Interview mit Heiko Mittelstädt

Interview mit Heiko Mittelstädt

mit freundlicher Genehmigung von trailsforever.de

Heiko ist Teil der „DIMB“ und „Open Trails“. Er beschäftigt sich schon länger mit der Gesetzeslage auf unseren Singletrails.

heikoHeiko Mittelstädt

Heiko, erklär dem Leser doch bitte die aktuelle Situation zur 2m-Regel, sowie die Auslegung des Begriffs „Geeignete Wege“.

In §37.3 des Landeswaldgesetzes von Baden-Württemberg wird das Radfahren nur auf geeigneten Wegen über 2 Meter Breite erlaubt. Dies ist für Mountainbiker eine weitreichende Einschränkung, weil wir aus Umfragen wissen, dass die überwiegende Mehrheit der Biker gerne Singletrails befährt.
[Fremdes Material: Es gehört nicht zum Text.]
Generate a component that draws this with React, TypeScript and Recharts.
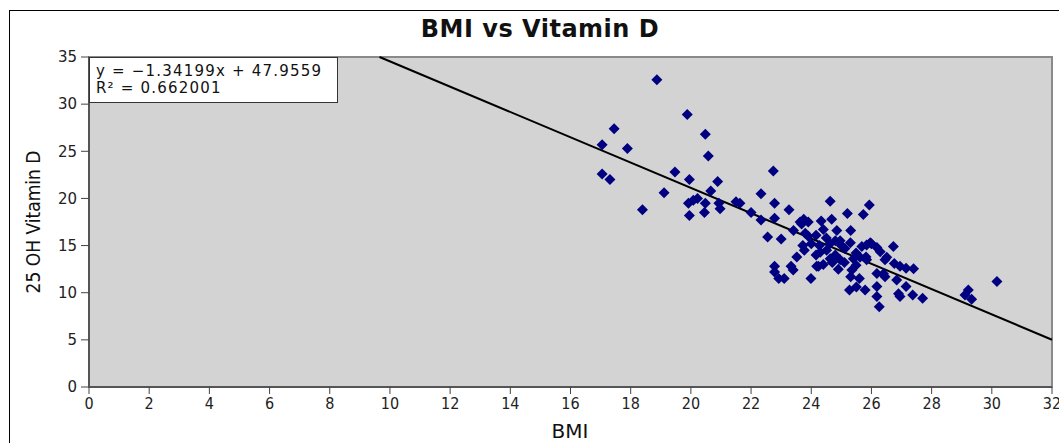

Baden Württemberg ist das einzige Bundesland mit so einer weitreichenden Einschränkung und wir sehen die Regelung als verfassungsrechtlich bedenklich an. Wir haben deshalb 2013 eine Petition mit 58.000 Unterschriften eingereicht, die leider abgelehnt wurde. Die Regierung bietet, an einzelne Wege speziell für Biker auszuweisen. Dieser Vorschlag ist aber extrem bürokratisch und wird den Bedarf nicht decken können. Momentan existieren in BaWü 150km speziell ausgewiesener Singletrails, von denen wir wissen, dass die meisten davon nicht attraktiv sind.

Das Ministerium hat einen runden Tisch mit den Spitzenverbänden aus Forst, Jagd, Naturschutz und Erholung eingerichtet, in welchem wir uns regelmäßig austauschen. Hier hoffen wir mit unserem Anliegen der Wegeöffnung weiter zu kommen.
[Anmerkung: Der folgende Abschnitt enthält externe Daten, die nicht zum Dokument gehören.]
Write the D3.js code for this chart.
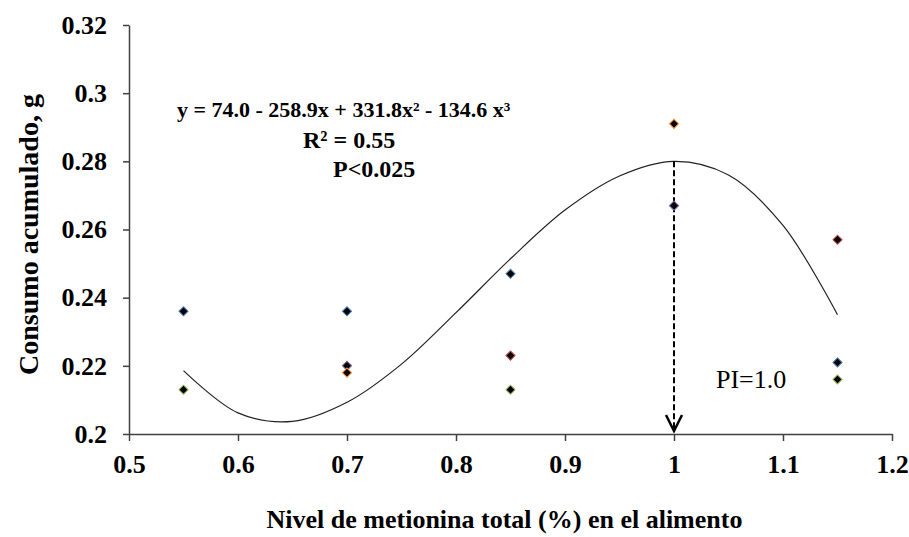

Der Begriff des „geeigneten Weges“ findet sich in vielen weiteren Landeswaldgesetzen. Er wurde eingeführt um den Grundbesitzer vor einem Haftungsanspruch zu bewahren. Stürzt ein Radfahrer, so war der Weg im Zweifel eben ungeeignet zum Radfahren und er kann sich nicht gegenüber dem Grundbesitzer auf den Zustand des Weges berufen. Die Eignung eines Weges wird also am persönlichen Fahrkönnen festgemacht. Kann ich einen Weg fahren, dann ist er auch geeignet. Kann ich ihn nicht fahren, dann ist er für mich persönlich ungeeignet.
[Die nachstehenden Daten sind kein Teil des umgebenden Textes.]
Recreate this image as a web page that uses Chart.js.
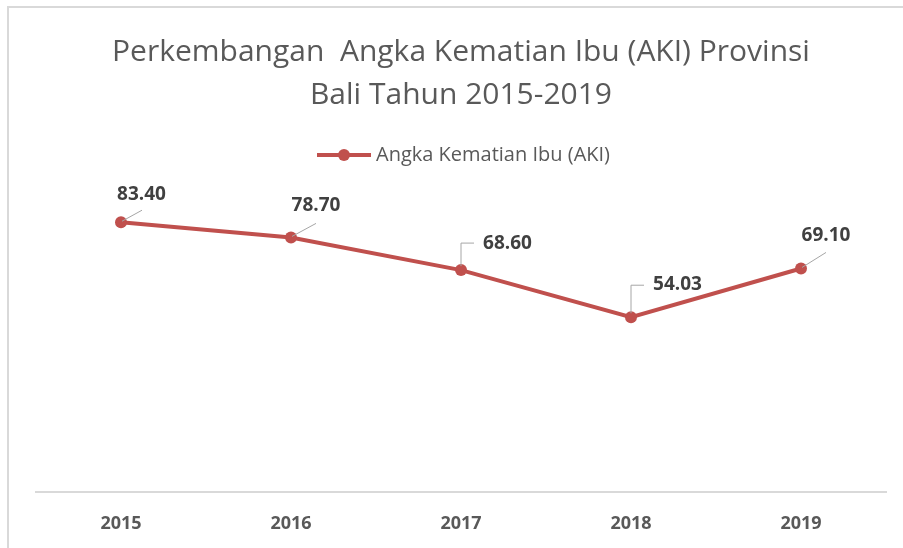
<!DOCTYPE html>
<html>
<head>
<meta charset="utf-8">
<script src="https://cdn.jsdelivr.net/npm/chart.js@4.4.1/dist/chart.umd.min.js"></script>
<style>
  html, body { margin: 0; padding: 0; background: #fff; }
  #wrap { width: 903px; height: 548px; position: relative; }
</style>
</head>
<body>
<div id="wrap"><canvas id="chart"></canvas></div>
<script>
// data
const years = ['2015', '2016', '2017', '2018', '2019'];
const akiValues = [83.40, 78.70, 68.60, 54.03, 69.10];
const seriesName = 'Angka Kematian Ibu (AKI)';
const titleLines = ['Perkembangan  Angka Kematian Ibu (AKI) Provinsi', 'Bali Tahun 2015-2019'];

const lineColor = '#C0504D';
const textColor = '#595959';
const fontFamily = '"Open Sans", "Noto Sans", sans-serif';

// where each data label sits relative to its point, and how the leader is drawn
const labelPlacement = [
  { dx: 20.5, dy: -28, leader: 'diag', ex: 21, ey: -12 },
  { dx: 25, dy: -32, leader: 'diag', ex: 25, ey: -14 },
  { dx: 46.5, dy: -26, leader: 'elbow', ex: 13, ey: -27 },
  { dx: 46.5, dy: -32.5, leader: 'elbow', ex: 13, ey: -32 },
  { dx: 25, dy: -33, leader: 'diag', ex: 25, ey: -16 }
];

// legend marker: line with a dot in the middle (left margin keeps it next to the text)
const legendMark = document.createElement('canvas');
legendMark.width = 64;
legendMark.height = 14;
(function () {
  const g = legendMark.getContext('2d');
  g.strokeStyle = lineColor;
  g.lineWidth = 4;
  g.beginPath();
  g.moveTo(10, 7);
  g.lineTo(64, 7);
  g.stroke();
  g.fillStyle = lineColor;
  g.beginPath();
  g.arc(37, 7, 6, 0, Math.PI * 2);
  g.fill();
})();

const frame = {
  id: 'frame',
  beforeDraw(chart) {
    const ctx = chart.ctx;
    ctx.save();
    ctx.fillStyle = '#fff';
    ctx.fillRect(0, 0, chart.width, chart.height);
    ctx.fillStyle = '#d9d9d9';
    ctx.fillRect(7, 6, chart.width - 7, 2);
    ctx.fillRect(7, 6, 2, chart.height - 6);
    ctx.restore();
  }
};

const dataLabels = {
  id: 'dataLabels',
  afterDatasetsDraw(chart) {
    const ctx = chart.ctx;
    const meta = chart.getDatasetMeta(0);
    ctx.save();
    meta.data.forEach((pt, i) => {
      const p = labelPlacement[i];
      ctx.strokeStyle = '#a6a6a6';
      ctx.lineWidth = 1;
      ctx.beginPath();
      if (p.leader === 'elbow') {
        ctx.moveTo(pt.x, pt.y - 4);
        ctx.lineTo(pt.x, pt.y + p.ey);
        ctx.lineTo(pt.x + p.ex, pt.y + p.ey);
      } else {
        ctx.moveTo(pt.x + 1, pt.y - 1);
        ctx.lineTo(pt.x + p.ex, pt.y + p.ey);
      }
      ctx.stroke();
      ctx.fillStyle = '#404040';
      ctx.font = 'bold 19px ' + fontFamily;
      ctx.textAlign = 'center';
      ctx.textBaseline = 'middle';
      ctx.fillText(akiValues[i].toFixed(2), pt.x + p.dx, pt.y + p.dy);
    });
    ctx.restore();
  }
};

new Chart(document.getElementById('chart'), {
  type: 'line',
  data: {
    labels: years,
    datasets: [{
      label: seriesName,
      data: akiValues,
      borderColor: lineColor,
      backgroundColor: lineColor,
      borderWidth: 4,
      pointRadius: 6,
      pointHoverRadius: 6,
      pointBackgroundColor: lineColor,
      pointBorderWidth: 0,
      tension: 0
    }]
  },
  options: {
    responsive: true,
    maintainAspectRatio: false,
    animation: false,
    layout: { padding: { left: 36, right: 17, top: 23, bottom: 0 } },
    scales: {
      x: {
        offset: true,
        grid: { display: false, drawTicks: false },
        border: { display: true, color: '#d9d9d9', width: 2 },
        ticks: { color: textColor, font: { family: fontFamily, size: 18, weight: 'bold' }, padding: 21 },
        afterFit: (scale) => { scale.height = 56; }
      },
      y: {
        display: false,
        min: 0,
        max: 98
      }
    },
    plugins: {
      title: {
        display: true,
        text: titleLines,
        color: textColor,
        font: { family: fontFamily, size: 30, weight: 'normal', lineHeight: 1.433 },
        padding: { top: 8, bottom: 20 }
      },
      legend: {
        display: true,
        labels: {
          color: textColor,
          font: { family: fontFamily, size: 20 },
          usePointStyle: true,
          pointStyleWidth: 54,
          padding: 8,
          generateLabels: (chart) => [{
            text: seriesName,
            pointStyle: legendMark,
            fontColor: textColor,
            lineWidth: 0,
            datasetIndex: 0
          }]
        }
      },
      tooltip: { enabled: false }
    }
  },
  plugins: [frame, dataLabels]
});
</script>
</body>
</html>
Leider wird seitens der Forstverwaltungen immer wieder versucht zu definieren wann ein Weg geeignet ist. Es wird behauptet, nur Forststraßen wären zum Radfahren geeignet. Diese Auslegung ist unserer Meinung nach falsch und beschränkt Radfahrer in unzulässiger Weise.

Teilweise wird mit Argumenten des Naturschutzes gegen MTB`ler vorgegangen. Auf mich wirkt das sehr heuchlerisch in Anbetracht der Tatsache, welcher Raubbau an der Natur betrieben wird.

Beispielsweise sind 70% der Deutschen Waldböden verdichtet, aufgrund der schweren Forstmaschinen. Die Regeneration von Waldböden dauert Jahrzehnte. Ein Wald kann nur so gesund und stabil sein, wie der Boden auf dem er wächst. Findest du, dass wir MTB`ler uns überhaupt bzgl. Naturschutz-Argumenten rechtfertigen müssen ?

Wir sollten uns in der Diskussion vor allem auf das beschränken was wir machen. Es ist in zahlreichen Studien belegt, dass wir weder auf das Wild noch auf die Vegetation eine wesentlich andere Auswirkung haben als Wanderer. Im Gegensatz zum Wanderer dürfen wir nur auf Wegen fahren, was bedeutet, dass das Wild in seinen Rückzugsräumen nicht gestört wird. Mit unseren „Trailrules“ fordern wir die Mountainbiker auf, sich bewusst naturverträglich zu verhalten und das Wegegebot zu beachten.

Ein Naturschutzargument gegen die Mountainbiker anzuführen ist nicht mehr begründbar und dies wissen auch die Vertreter des Naturschutzes. Da wir zumeist direkt mit dem Rad ab der Haustüre losfahren, ist unser ökologischer Fussabdruck sogar geringer, als der des Wanderers, der mit dem PKW anreist und zusätzlich Parkraum braucht.

Auch die Belastung der Wege ist vergleichbar mit der des Wanderers. Wir halten mit unseren „Trailrules“ die Mountainbiker auch dazu an bodenverträglich zu fahren und keine Spuren zu hinterlassen.

Oft ist es aber nur die Sichtbarkeit von Reifenspuren, die dem Wanderer schon nicht gefällt. Ein echter Schaden entsteht dabei aber nicht. Bei Wegen kann man auch nicht mit dem Naturschutz argumentieren, da ein Weg ein Kulturgut ist, der schon per se einen Eingriff in die Natur darstellt. Bei sehr hoher Frequentierung benötigen Wege von Zeit zu Zeit Pflege. Hier sind wir bereit mit den Wanderverbänden zusammen zu arbeiten, sobald wir die Wege offiziell benutzen dürfen.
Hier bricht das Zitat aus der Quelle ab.